Um Systeme und Geräte vor Angriffen aus dem Netz zu schützen, ist eine umfassende Sicherheitsstrategie dringend notwendig. Die Bundesregierung unterstützt Krankenhäuser bei diesem Ziel mit dem Krankenhauszukunftsgesetz und stellt zusammen mit den Ländern insgesamt 4,3 Milliarden Euro für Digitalisierungsprojekte bereit. Ein Schwerpunkt liegt dabei auf der Sicherheit: 15 Prozent der Mittel müssen in die Cybersicherheit fließen.

Drei Faktoren für sichere Systeme: Prozesse, Menschen und Technologie

Wie können sich Krankenhäuser am besten vor Angriffen auf ihre OT-Systeme schützen? Ein ganzheitliches Sicherheitskonzept umfasst immer drei Faktoren: Prozesse, Menschen und Technologie. Wird nur ein Faktor vernachlässigt, entstehen gravierende Sicherheitslücken. So bedarf es nicht nur einer zeitgemäßen Technologie, sondern auch einer gut ausgebildeten Belegschaft und ständig optimierter Prozesse, um OT-Systeme wirksam zu schützen. Krankenhäuser können in vier Schritten vorgehen, um eine Sicherheitsstrategie gegen OT-Cyberrisiken zu erstellen:

1 Die Gefahr verstehen: Im ersten Schritt geht es um das Bewusstsein, dass nicht nur die IT-, sondern auch die OT-Systeme eines Krankenhauses ins Visier von Angreifern geraten können. In dieser Phase nehmen Kliniken die Risiken und Schwachstellen in den Blick und entwickeln Gegenmaßnahmen – ein Prozess, in den auch die Krankenhausleitung eingebunden werden sollte.

2 Ein Zielbild für die OT-Security entwickeln: Anhand der Risiken ergeben sich die wichtigsten Fragen, die sich Krankenhäuser stellen sollten: Welche Gegenmaßnahmen müssen wir zunächst angehen? Welche Systeme sind nicht mehr verwertbar – welche dieser Altlasten müssen ausgetauscht werden? Wie kann die OT-Security unter eine Governance- und Managementstruktur gestellt werden?
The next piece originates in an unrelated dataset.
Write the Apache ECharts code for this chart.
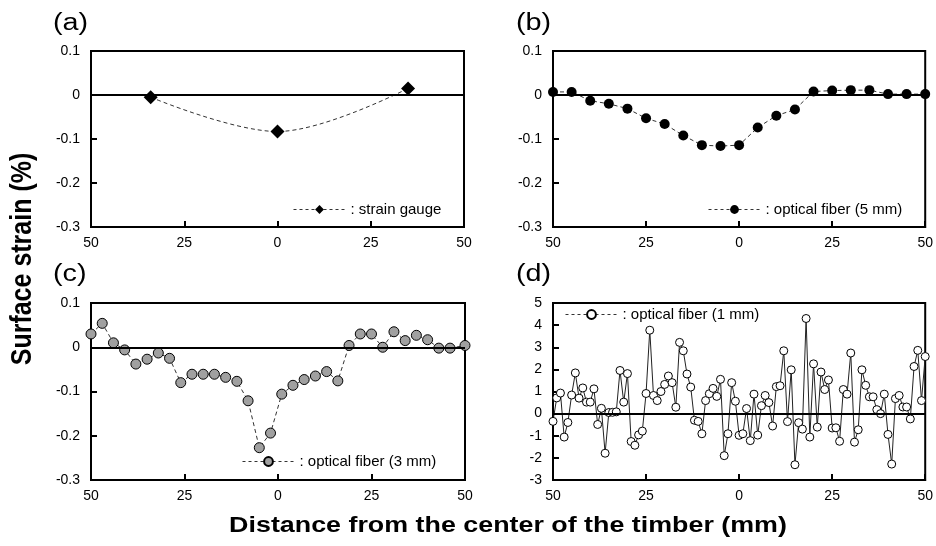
<!DOCTYPE html>
<html><head><meta charset="utf-8">
<script src="https://cdn.jsdelivr.net/npm/echarts@6/dist/echarts.min.js"></script>
<style>html,body{margin:0;padding:0;background:#fff}#c{width:936px;height:546px}</style>
</head><body><div id="c"></div>
<script>
// ---------- data ----------
const xTickValues = [-50, -25, 0, 25, 50];
const yTicksStrain = [-0.3, -0.2, -0.1, 0, 0.1];
const yTicksFiber1 = [-3, -2, -1, 0, 1, 2, 3, 4, 5];

const gaugeX = [-34, 0, 35];
const gaugeY = [-0.005, -0.083, 0.015];

const fiber5X = [-50,-45,-40,-35,-30,-25,-20,-15,-10,-5,0,5,10,15,20,25,30,35,40,45,50];
const fiber5Y = [0.007,0.007,-0.013,-0.020,-0.031,-0.053,-0.066,-0.092,-0.114,-0.116,-0.114,
                 -0.074,-0.047,-0.033,0.008,0.010,0.011,0.011,0.002,0.002,0.002];

const fiber3X = [-50,-47,-44,-41,-38,-35,-32,-29,-26,-23,-20,-17,-14,-11,-8,-5,-2,1,4,7,10,13,16,19,22,25,28,31,34,37,40,43,46,50];
const fiber3Y = [0.030,0.054,0.010,-0.006,-0.038,-0.027,-0.013,-0.025,-0.080,-0.061,-0.061,-0.061,-0.068,-0.077,
                 -0.121,-0.227,-0.194,-0.106,-0.086,-0.073,-0.065,-0.055,-0.076,0.004,0.030,0.030,0.000,0.035,
                 0.015,0.027,0.017,-0.002,-0.002,0.004];

const fiber1X = [-50,-49,-48,-47,-46,-45,-44,-43,-42,-41,-40,-39,-38,-37,-36,-35,-34,-33,-32,-31,
                 -30,-29,-28,-27,-26,-25,-24,-23,-22,-21,-20,-19,-18,-17,-16,-15,-14,-13,-12,-11,
                 -10,-9,-8,-7,-6,-5,-4,-3,-2,-1,0,1,2,3,4,5,6,7,8,9,
                 10,11,12,13,14,15,16,17,18,19,20,21,22,23,24,25,26,27,28,29,
                 30,31,32,33,34,35,36,37,38,39,40,41,42,43,44,45,46,47,48,49,50];
const fiber1Y = [-0.35,0.71,0.93,-1.06,-0.40,0.84,1.84,0.70,1.16,0.52,
                 0.52,1.12,-0.49,0.24,-1.79,0.05,0.06,0.08,1.95,0.52,
                 1.81,-1.26,-1.43,-0.96,-0.79,0.91,3.77,0.82,0.59,1.00,
                 1.32,1.70,1.40,0.29,3.22,2.84,1.79,1.20,-0.30,-0.35,
                 -0.91,0.59,0.90,1.14,0.78,1.55,-1.90,-0.91,1.40,0.56,
                 -0.98,-0.91,0.23,-1.22,0.88,-0.97,0.36,0.82,0.50,-0.56,
                 1.22,1.26,2.84,-0.36,1.98,-2.31,-0.41,-0.70,4.30,-1.06,
                 2.25,-0.61,1.88,1.09,1.52,-0.65,-0.64,-1.25,1.09,0.88,
                 2.74,-1.29,-0.73,1.98,1.28,0.76,0.76,0.18,0.00,0.88,
                 -0.94,-2.28,0.68,0.82,0.30,0.30,-0.24,2.13,2.86,0.59,2.58];

const panelLabels = ['(a)', '(b)', '(c)', '(d)'];
const seriesNames = ['strain gauge', 'optical fiber (5 mm)', 'optical fiber (3 mm)', 'optical fiber (1 mm)'];
const yTitle = 'Surface strain (%)';
const xTitle = 'Distance from the center of the timber (mm)';

// ---------- chart ----------
const FONT = '"Liberation Sans", Arial, sans-serif';
const pairs = (xs, ys) => xs.map((x, i) => [x, ys[i]]);

const grids = [
  {left: 91, top: 51, width: 373, height: 176},
  {left: 553, top: 51, width: 376, height: 176},
  {left: 91, top: 303, width: 374, height: 177},
  {left: 553, top: 303, width: 376, height: 177}
].map(g => Object.assign(g, {show: true, borderColor: '#000', borderWidth: 2, containLabel: false}));

const xAxes = grids.map((g, i) => ({
  type: 'value', gridIndex: i, min: xTickValues[0], max: xTickValues[xTickValues.length - 1],
  interval: xTickValues[1] - xTickValues[0],
  axisLine: {show: true, onZero: false, lineStyle: {color: '#000', width: 2}},
  axisTick: {show: true, inside: true, length: 6, lineStyle: {color: '#000', width: 2}},
  axisLabel: {color: '#000', fontSize: 14, fontFamily: FONT, margin: 9,
              formatter: v => String(Math.abs(v))},
  splitLine: {show: false}
}));

const yAxes = grids.map((g, i) => {
  const t = i === 3 ? yTicksFiber1 : yTicksStrain;
  return {
    type: 'value', gridIndex: i, min: t[0], max: t[t.length - 1],
    interval: i === 3 ? 1 : 0.1,
    axisLine: {show: true, onZero: false, lineStyle: {color: '#000', width: 2}},
    axisTick: {show: true, inside: true, length: 6, lineStyle: {color: '#000', width: 2}},
    axisLabel: {color: '#000', fontSize: 14, fontFamily: FONT, margin: 11,
                formatter: v => String(Math.round(v * 10) / 10)},
    splitLine: {show: false}
  };
});

const zeroLine = {
  silent: true, symbol: ['none', 'none'], label: {show: false}, animation: false,
  lineStyle: {color: '#000', type: 'solid', width: 2}, data: [{yAxis: 0}]
};
const dash = [4, 3];

const series = [
  {name: seriesNames[0], type: 'line', xAxisIndex: 0, yAxisIndex: 0, data: pairs(gaugeX, gaugeY),
   smooth: 0.35, symbol: 'diamond', symbolSize: 14,
   itemStyle: {color: '#000'}, lineStyle: {color: '#333', width: 1, type: dash}, markLine: zeroLine, z: 3},
  {name: seriesNames[1], type: 'line', xAxisIndex: 1, yAxisIndex: 1, data: pairs(fiber5X, fiber5Y),
   symbol: 'circle', symbolSize: 10,
   itemStyle: {color: '#000'}, lineStyle: {color: '#333', width: 1, type: dash}, markLine: zeroLine, z: 3},
  {name: seriesNames[2], type: 'line', xAxisIndex: 2, yAxisIndex: 2, data: pairs(fiber3X, fiber3Y),
   symbol: 'circle', symbolSize: 10,
   itemStyle: {color: '#a0a0a0', borderColor: '#000', borderWidth: 1},
   lineStyle: {color: '#333', width: 1, type: dash}, markLine: zeroLine, z: 3},
  {name: seriesNames[3], type: 'line', xAxisIndex: 3, yAxisIndex: 3, data: pairs(fiber1X, fiber1Y),
   symbol: 'circle', symbolSize: 8, showAllSymbol: true,
   itemStyle: {color: '#fff', borderColor: '#000', borderWidth: 1},
   lineStyle: {color: '#222', width: 1, type: 'solid'}, markLine: zeroLine, z: 3}
];

const legendPos = [{left: 293, top: 202}, {left: 708, top: 202}, {left: 242, top: 454}, {left: 565, top: 307}];
const legends = legendPos.map((p, i) => Object.assign({
  data: [seriesNames[i]], orient: 'horizontal', padding: 0, itemWidth: 52, itemHeight: 11,
  formatter: ': {name}', selectedMode: false,
  lineStyle: {type: [3, 3], width: 1, color: '#333'},
  textStyle: {color: '#000', fontSize: 15, fontFamily: FONT}
}, p));

const labelPos = [[53, 24], [516, 24], [53, 275], [516, 275]];
const graphics = labelPos.map((p, i) => ({
  type: 'text', x: p[0], y: p[1], scaleX: 1.25, silent: true,
  style: {text: panelLabels[i], font: '23px ' + FONT, fill: '#000', align: 'left', verticalAlign: 'middle'}
}));
graphics.push({
  type: 'text', x: 23, y: 259, rotation: Math.PI / 2, scaleY: 1.2, silent: true,
  style: {text: yTitle, font: 'bold 25px ' + FONT, fill: '#000', align: 'center', verticalAlign: 'middle'}
});
graphics.push({
  type: 'text', x: 508, y: 526, scaleX: 1.22, silent: true,
  style: {text: xTitle, font: 'bold 22px ' + FONT, fill: '#000', align: 'center', verticalAlign: 'middle'}
});

const chart = echarts.init(document.getElementById('c'), null, {renderer: 'canvas'});
chart.setOption({
  animation: false,
  backgroundColor: '#fff',
  grid: grids, xAxis: xAxes, yAxis: yAxes, series: series, legend: legends, graphic: graphics
});
</script>
</body></html>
3 Die OT-Security in die Cyber-Sicherheitsstrategie integrieren: Für den nächsten Schritt benötigen Krankenhäuser ein Cyberteam, das durch weitere Experten für Gesundheitstelematik, Medizintechnik, Gebäudeleittechnik und OT-Security ergänzt wird. Der CISO übernimmt die strategische Konzeption ebenso wie die Koordination. Aufgabe des Teams ist es, die wichtigsten Handlungsfelder zu den Steuerungssystemen in die allgemeine Cyber-Sicherheitsstrategie zu integrieren.

4 IT- und OT-Strategie finanzieren und umsetzen: Je nach Reifegrad der Cybersicherheit gilt es im letzten Schritt, die OT-Sicherheitsstrategie oder die gesamte IT- und OTSicherheitsstrategie umzusetzen. Welche Maßnahmen zuerst angegangen werden, kann sich nach Umfang, Auswirkungen, Kosten oder Umsetzungsgeschwindigkeit richten. Zur Finanzierung bieten sich Mittel aus dem Krankenhauszukunftsfonds
an.

Dr. Oliver Hanka ist Director bei PwC Deutschland im Bereich
Cyber Security & Privacy und Experte für OT- und IoT-Security.

Fazit: Krankenhäuser benötigen dringend eine Kultur der digitalen Sicherheit – und dazu gehört zwingend auch die OT-Security. Auf Ebene der Technologie beginnt es damit, dass Transparenz darüber hergestellt wird, welche Komponenten und Systeme überhaupt im Einsatz sind. Selten wird ein Register aller OT-Assets vorliegen, doch ist das eine Voraussetzung, um ein Bild der Risiken und notwendigen Maßnahmen zu erlangen. Im Anschluss müssen nicht nur Investitionen in die Technik getätigt werden, sondern auch in das Personal. Denn wer soll die Sicherheit von OT zukünftig betreuen? Dazu braucht es gut geschulte und wachsame Fachkräfte. Schließlich braucht es auch noch Prozesse, die für Sicherheit sorgen. Diese Prozesse greifen in viele nicht-technische Bereiche ein. Wird z.B. im Einkaufsprozess beachtet, wie es um die Sicherheit von Medizingeräten steht? Was ist mit Gebäudetechnik als Teil von Ausschreibungen für Neu- oder Umbauten? Sicherheit entsteht nie alleine in einer Abteilung oder Fachdisziplin, das gilt für die medizinische Versorgung genauso wie auch für die IT- und OT-Sicherheit.